I bet bits of your bones did aswell.

Well you know I drank my milk. I just bounced back off the floor and back into the tree, that’s how strong they were.

Have you got a favourite type of tree?

Ooooh. I do like a good Bayer back tree.

Are they from England?

Nah, they are from Africa. And it don’t just like them because they have to word ‘Bae’ in them.

Well why do you like them?

Because the shape of the Bayer back tree is really really crazy. They’ve got like MASSIVE MASSIVE wide trunks and then it is just flat at the top pretty much. Pretty much a ‘T’ with a fat middle bit, just full of water. Quite cool.
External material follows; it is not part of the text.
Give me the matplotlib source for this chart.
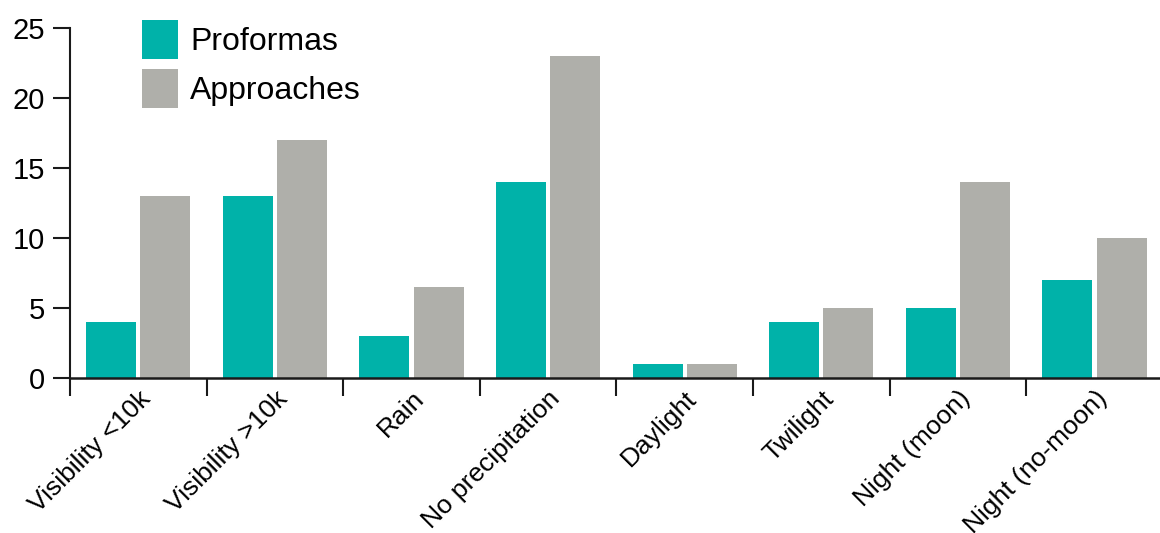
import numpy as np
import matplotlib
matplotlib.use("Agg")
import matplotlib.pyplot as plt
from matplotlib.ticker import FixedLocator
from matplotlib.transforms import ScaledTranslation

plt.rcParams['font.family'] = ['Liberation Sans', 'DejaVu Sans']

categories = ["Visibility <10k", "Visibility >10k", "Rain", "No precipitation",
              "Daylight", "Twilight", "Night (moon)", "Night (no-moon)"]
proformas = [4, 13, 3, 14, 1, 4, 5, 7]
approaches = [13, 17, 6.5, 23, 1, 5, 14, 10]
yticks = [0, 5, 10, 15, 20, 25]

teal = "#00b2a9"
gray = "#afafaa"

fig = plt.figure(figsize=(11.6, 5.33), dpi=100)
ax = fig.add_axes([70/1160, 155/533, 1 - 70/1160, 350/533])

x = np.arange(len(categories))
w = 0.366
off = 0.198
b1 = ax.bar(x - off, proformas, w, color=teal, label="Proformas")
b2 = ax.bar(x + off, approaches, w, color=gray, label="Approaches")

ax.set_ylim(0, 25)
ax.set_xlim(-0.5, (1160 - 70) / 136.6 - 0.5)
ax.set_yticks(yticks)
ax.set_yticklabels([str(t) for t in yticks], fontsize=21)

ax.set_xticks(x)
labels = ax.set_xticklabels(categories, fontsize=19, rotation=45, ha='right',
                            va='top', rotation_mode='anchor')
shift = ScaledTranslation(14/100, 0, fig.dpi_scale_trans)
for lab in labels:
    lab.set_transform(lab.get_transform() + shift)
ax.tick_params(axis='x', which='major', length=0, pad=6)
ax.xaxis.set_minor_locator(FixedLocator(np.arange(-0.5, len(categories) - 0.5, 1.0)))
ax.tick_params(axis='x', which='minor', length=13, width=1.5, color='#1a1a1a')
ax.tick_params(axis='y', length=12, width=1.5, color='#1a1a1a', pad=6)

for s in ['top', 'right']:
    ax.spines[s].set_visible(False)
ax.spines['left'].set_linewidth(1.5)
ax.spines['bottom'].set_linewidth(1.8)
ax.spines['left'].set_color('#1a1a1a')
ax.spines['bottom'].set_color('#1a1a1a')

leg = ax.legend(handles=[b1, b2], loc='upper left',
                bbox_to_anchor=(142/1160, 1 - 20/533), bbox_transform=fig.transFigure,
                frameon=False, fontsize=23, handlelength=1.13, handleheight=1.5,
                handletextpad=0.38, labelspacing=0.3, borderpad=0, borderaxespad=0)

fig.savefig("out.png", dpi=100)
I can talk to you for days about trees mate.

Louise Powers interview

Louise Powers , Me

So do you have any stories about trees?

Yeah when my little kitten ran up the tree in our garden which was really tall, bout 4 metres up and she couldn’t get down. She was stuck up there for about nearly an hour so my dad had to go and get the ladder and the ladder wasn’t long enough to get her. So we had to wait till she gradually went down the tree and eventually she got down. And then the next day she did it again! But up a different tree. I guess eventually she learnt not to do it! But we do find her sometimes up the trees and we have to help her like –go this way!

Do you have a favourite type of tree?

I do like apple trees, we have got one in our garden. They are like really big apples and when it is the right time of the year we pick them and then make apple pies and stuff.

So you associate foooooood!

I really like foooooood! And that’s why I like apple trees!